Written instruction: Exactly retype the lines from the top of the data through the line containing "(0,0) rectangle (763,2725);", leaving out every picture.

Supplied material:
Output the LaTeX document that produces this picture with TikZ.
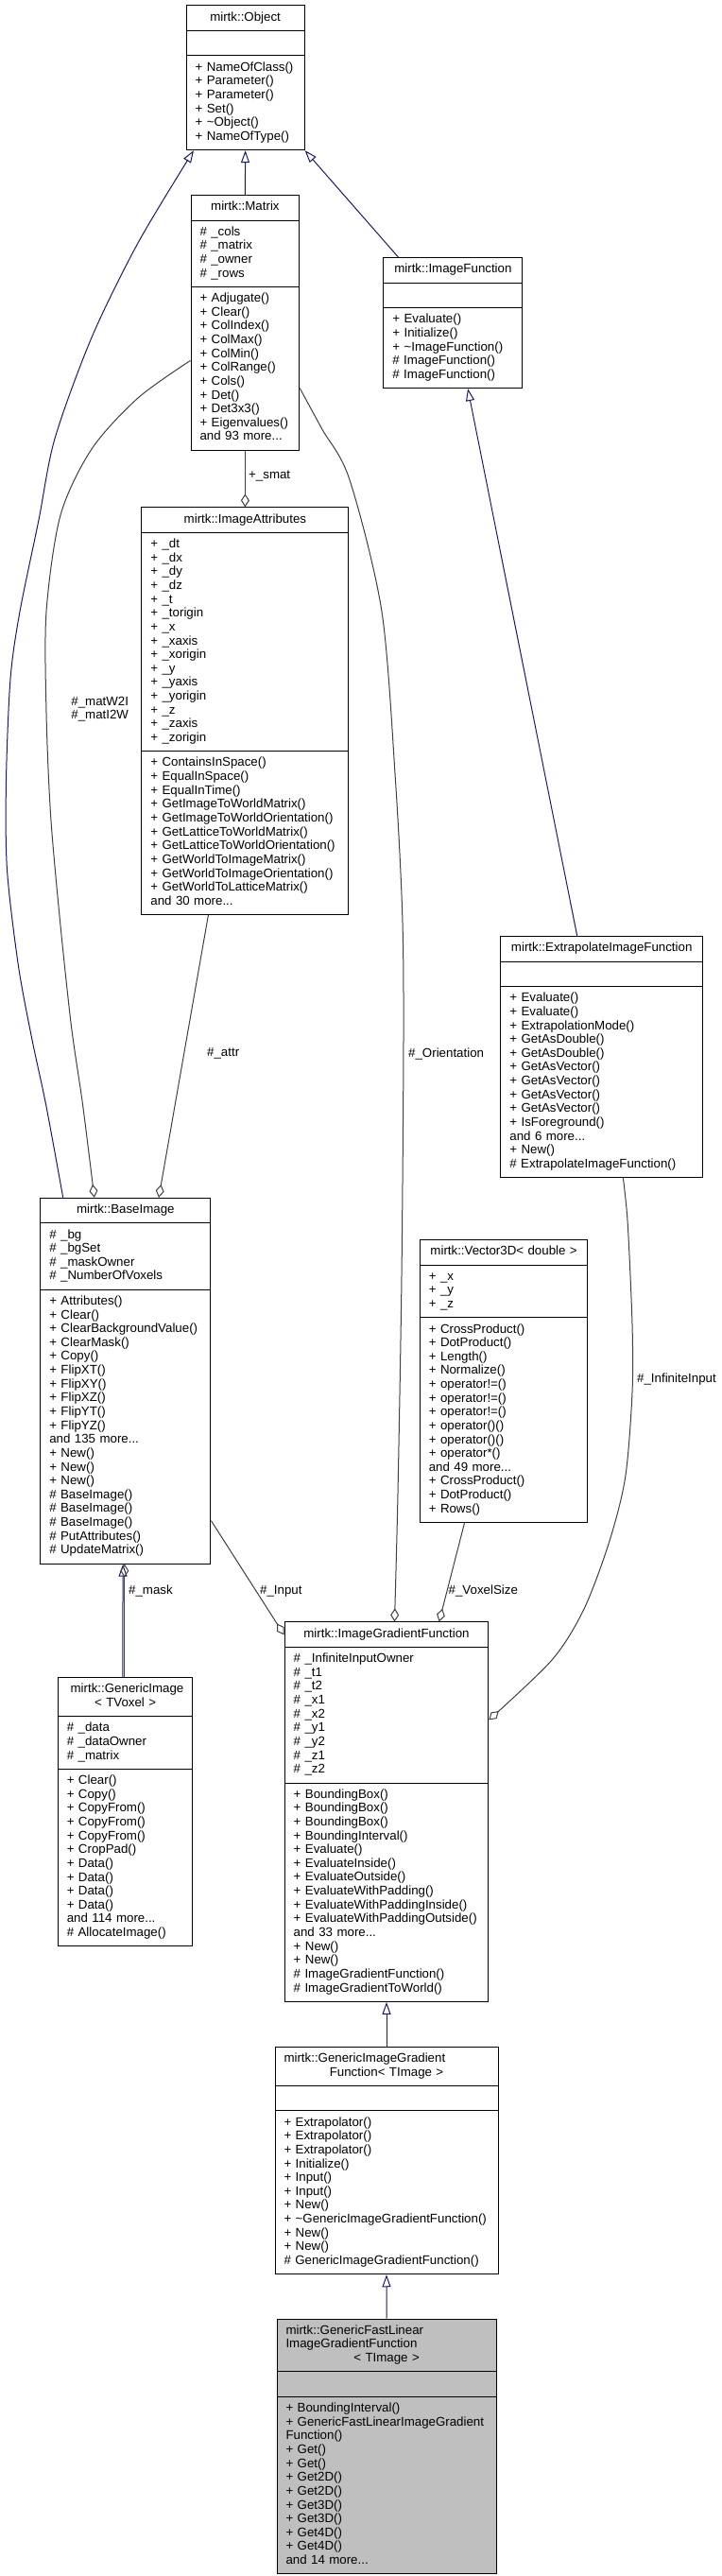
\documentclass[tikz,border=0pt]{standalone}
\usepackage{fontspec}
\setmainfont{Liberation Sans}
\usepackage{tikz}
\usetikzlibrary{
	arrows.meta,
	calc,
	shapes.multipart
}
\definecolor{InheritBlue}{RGB}{25,25,112}
\definecolor{UseGray}{RGB}{64,64,64}
\definecolor{FocusGray}{RGB}{191,191,191}

\begin{document}
\begin{tikzpicture}[x=1pt, y=-1pt, font=\fontsize{13.3}{14.63}\selectfont,
	classbox/.style={draw=black, line width=1pt, fill=white, rectangle split, rectangle split parts=3,
		anchor=north west, inner xsep=9.5pt, inner ysep=5.45pt, align=left, text width=#1,
		execute at begin node=\strut, execute at end node=\strut},
	inherit/.style={draw=InheritBlue, line width=1pt, -{Triangle[open, length=13pt, width=9pt]}},
	assoc/.style={draw=UseGray, line width=1pt, -{Diamond[open, length=14pt, width=9pt]}},
	edgelabel/.style={inner sep=0pt, anchor=west, align=left}]
	\useasboundingbox (0,0) rectangle (763,2725);

	% classes
	\node[classbox=106pt] (obj) at (196.6,5.4) {\hspace*{\fill}mirtk::Object\hspace*{\fill}%
		\nodepart{two}%
		\nodepart{three}+ NameOfClass()\\+ Parameter()\\+ Parameter()\\+ Set()\\+ \textasciitilde Object()\\+ NameOfType()};
	\node[classbox=95.8pt] (matrix) at (201.5,206) {\hspace*{\fill}mirtk::Matrix\hspace*{\fill}%
		\nodepart{two}\# \_cols\\\# \_matrix\\\# \_owner\\\# \_rows%
		\nodepart{three}+ Adjugate()\\+ Clear()\\+ ColIndex()\\+ ColMax()\\+ ColMin()\\+ ColRange()\\+ Cols()\\+ Det()\\+ Det3x3()\\+ Eigenvalues()\\and 93 more...};
	\node[classbox=128pt] (imgfunc) at (405.4,272) {\hspace*{\fill}mirtk::ImageFunction\hspace*{\fill}%
		\nodepart{two}%
		\nodepart{three}+ Evaluate()\\+ Initialize()\\+ \textasciitilde ImageFunction()\\\# ImageFunction()\\\# ImageFunction()};
	\node[classbox=200pt] (imgattr) at (149.4,536.4) {\hspace*{\fill}mirtk::ImageAttributes\hspace*{\fill}%
		\nodepart{two}+ \_dt\\+ \_dx\\+ \_dy\\+ \_dz\\+ \_t\\+ \_torigin\\+ \_x\\+ \_xaxis\\+ \_xorigin\\+ \_y\\+ \_yaxis\\+ \_yorigin\\+ \_z\\+ \_zaxis\\+ \_zorigin%
		\nodepart{three}+ ContainsInSpace()\\+ EqualInSpace()\\+ EqualInTime()\\+ GetImageToWorldMatrix()\\+ GetImageToWorldOrientation()\\+ GetLatticeToWorldMatrix()\\+ GetLatticeToWorldOrientation()\\+ GetWorldToImageMatrix()\\+ GetWorldToImageOrientation()\\+ GetWorldToLatticeMatrix()\\and 30 more...};
	\node[classbox=194.6pt] (extrap) at (529.4,990) {\hspace*{\fill}mirtk::ExtrapolateImageFunction\hspace*{\fill}%
		\nodepart{two}%
		\nodepart{three}+ Evaluate()\\+ Evaluate()\\+ ExtrapolationMode()\\+ GetAsDouble()\\+ GetAsDouble()\\+ GetAsVector()\\+ GetAsVector()\\+ GetAsVector()\\+ GetAsVector()\\+ IsForeground()\\and 6 more...\\+ New()\\\# ExtrapolateImageFunction()};
	\node[classbox=161.1pt] (baseimg) at (42.3,1266.8) {\hspace*{\fill}mirtk::BaseImage\hspace*{\fill}%
		\nodepart{two}\# \_bg\\\# \_bgSet\\\# \_maskOwner\\\# \_NumberOfVoxels%
		\nodepart{three}+ Attributes()\\+ Clear()\\+ ClearBackgroundValue()\\+ ClearMask()\\+ Copy()\\+ FlipXT()\\+ FlipXY()\\+ FlipXZ()\\+ FlipYT()\\+ FlipYZ()\\and 135 more...\\+ New()\\+ New()\\+ New()\\\# BaseImage()\\\# BaseImage()\\\# BaseImage()\\\# PutAttributes()\\\# UpdateMatrix()};
	\node[classbox=158.6pt] (vec3d) at (443.8,1311) {\hspace*{\fill}mirtk::Vector3D<~double~>\hspace*{\fill}%
		\nodepart{two}+ \_x\\+ \_y\\+ \_z%
		\nodepart{three}+ CrossProduct()\\+ DotProduct()\\+ Length()\\+ Normalize()\\+ operator!=()\\+ operator!=()\\+ operator!=()\\+ operator()()\\+ operator()()\\+ operator*()\\and 49 more...\\+ CrossProduct()\\+ DotProduct()\\+ Rows()};
	\node[classbox=196.6pt] (igf) at (300.7,1715.4) {\hspace*{\fill}mirtk::ImageGradientFunction\hspace*{\fill}%
		\nodepart{two}\# \_InfiniteInputOwner\\\# \_t1\\\# \_t2\\\# \_x1\\\# \_x2\\\# \_y1\\\# \_y2\\\# \_z1\\\# \_z2%
		\nodepart{three}+ BoundingBox()\\+ BoundingBox()\\+ BoundingBox()\\+ BoundingInterval()\\+ Evaluate()\\+ EvaluateInside()\\+ EvaluateOutside()\\+ EvaluateWithPadding()\\+ EvaluateWithPaddingInside()\\+ EvaluateWithPaddingOutside()\\and 33 more...\\+ New()\\+ New()\\\# ImageGradientFunction()\\\# ImageGradientToWorld()};
	\node[classbox=123.6pt] (genimg) at (60.8,1774) {\hspace*{\fill}mirtk::GenericImage\hspace*{\fill}\\\hspace*{\fill}<~TVoxel~>\hspace*{\fill}%
		\nodepart{two}\# \_data\\\# \_dataOwner\\\# \_matrix%
		\nodepart{three}+ Clear()\\+ Copy()\\+ CopyFrom()\\+ CopyFrom()\\+ CopyFrom()\\+ CropPad()\\+ Data()\\+ Data()\\+ Data()\\+ Data()\\and 114 more...\\\# AllocateImage()};
	\node[classbox=217pt] (gigf) at (290.5,2164.7) {mirtk::GenericImageGradient\\\hspace*{\fill}Function<~TImage~>\hspace*{\fill}%
		\nodepart{two}%
		\nodepart{three}+ Extrapolator()\\+ Extrapolator()\\+ Extrapolator()\\+ Initialize()\\+ Input()\\+ Input()\\+ New()\\+ \textasciitilde GenericImageGradientFunction()\\+ New()\\+ New()\\\# GenericImageGradientFunction()};
	\node[classbox=213.1pt, fill=FocusGray] (gfl) at (292.5,2452.6) {mirtk::GenericFastLinear\\ImageGradientFunction\\\hspace*{\fill}<~TImage~>\hspace*{\fill}%
		\nodepart{two}%
		\nodepart{three}+ BoundingInterval()\\+ GenericFastLinearImageGradient\\Function()\\+ Get()\\+ Get()\\+ Get2D()\\+ Get2D()\\+ Get3D()\\+ Get3D()\\+ Get4D()\\+ Get4D()\\and 14 more...};

	% end points on the boxes
	\coordinate (bi-obj) at ($(baseimg.north west)+(24.4,0)$);
	\coordinate (obj-bi) at ($(obj.south west)+(8.4,0)$);
	\coordinate (mx-bi) at ($(matrix.north west)+(0,175.4)$);
	\coordinate (bi-mx) at ($(baseimg.north west)+(57.5,0)$);
	\coordinate (mx-igf) at ($(matrix.north east)+(0,204.7)$);
	\coordinate (igf-mx) at ($(igf.north west)+(116.8,0)$);
	\coordinate (ex-igf) at ($(extrap.south west)+(130,0)$);
	\coordinate (igf-ex) at ($(igf.north east)+(0,104)$);

	% inheritance
	\draw[inherit] (matrix.north) -- (obj.south);
	\draw[inherit] ($(imgfunc.north west)+(16,0)$) -- (obj.south east);
	\draw[inherit] plot[smooth] coordinates {(bi-obj) (48.7,1169) (34,1100) (19.5,1022) (7.5,920) (6.5,826) (11,718) (21,647) (41,550) (58,464) (97,357) (146,257) (obj-bi)};
	\draw[inherit] ($(extrap.north west)+(81.3,0)$) -- ($(imgfunc.south west)+(89.6,0)$);
	\draw[inherit] ($(genimg.north west)+(69,0)$) -- ($(baseimg.south west)+(87.8,0)$);
	\draw[inherit] (gigf.north) -- (igf.south);
	\draw[inherit] (gfl.north) -- (gigf.south);

	% members
	\draw[assoc] (matrix.south) -- (imgattr.north);
	\draw[assoc] plot[smooth] coordinates {(mx-bi) (146,421) (97,475) (64,545) (49,647) (49,754) (53.5,861) (63,969) (75.4,1085) (87.6,1169) (bi-mx)};
	\draw[assoc] ($(imgattr.south west)+(71,0)$) -- ($(baseimg.north west)+(125.7,0)$);
	\draw[assoc] plot[smooth] coordinates {(mx-igf) (340.6,453.6) (369.8,507) (404,647) (418.5,826) (425.8,969) (427,1100) (425,1350) (421,1580) (igf-mx)};
	\draw[assoc] ($(vec3d.south west)+(47.7,0)$) -- ($(igf.north west)+(164,0)$);
	\draw[assoc] ($(baseimg.north east)+(0,341.8)$) -- ($(igf.north west)+(0,14)$);
	\draw[assoc] plot[smooth] coordinates {(ex-igf) (664.2,1294) (669,1401) (669,1473) (661.8,1562) (645,1630) (618,1702) (584,1756) (igf-ex)};
	\draw[assoc] ($(genimg.north west)+(71,0)$) -- ($(baseimg.south west)+(89.5,0)$);

	% labels
	\node[edgelabel] (l-smat) at (263,503.6) {+\_smat};
	\node[edgelabel] (l-mat) at (75.2,750) {\#\_matW2I\\\#\_matI2W};
	\node[edgelabel] (l-attr) at (219,1114.6) {\#\_attr};
	\node[edgelabel] (l-orient) at (432,1114.6) {\#\_Orientation};
	\node[edgelabel] (l-inf) at (674,1458.6) {\#\_InfiniteInput};
	\node[edgelabel] (l-mask) at (136,1683) {\#\_mask};
	\node[edgelabel] (l-input) at (275,1683) {\#\_Input};
	\node[edgelabel] (l-voxel) at (474.5,1683) {\#\_VoxelSize};
\end{tikzpicture}
\end{document}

Full solution:
Output the LaTeX document that produces this picture with TikZ.
\documentclass[tikz,border=0pt]{standalone}
\usepackage{fontspec}
\setmainfont{Liberation Sans}
\usepackage{tikz}
\usetikzlibrary{
	arrows.meta,
	calc,
	shapes.multipart
}
\definecolor{InheritBlue}{RGB}{25,25,112}
\definecolor{UseGray}{RGB}{64,64,64}
\definecolor{FocusGray}{RGB}{191,191,191}

\begin{document}
\begin{tikzpicture}[x=1pt, y=-1pt, font=\fontsize{13.3}{14.63}\selectfont,
	classbox/.style={draw=black, line width=1pt, fill=white, rectangle split, rectangle split parts=3,
		anchor=north west, inner xsep=9.5pt, inner ysep=5.45pt, align=left, text width=#1,
		execute at begin node=\strut, execute at end node=\strut},
	inherit/.style={draw=InheritBlue, line width=1pt, -{Triangle[open, length=13pt, width=9pt]}},
	assoc/.style={draw=UseGray, line width=1pt, -{Diamond[open, length=14pt, width=9pt]}},
	edgelabel/.style={inner sep=0pt, anchor=west, align=left}]
	\useasboundingbox (0,0) rectangle (763,2725);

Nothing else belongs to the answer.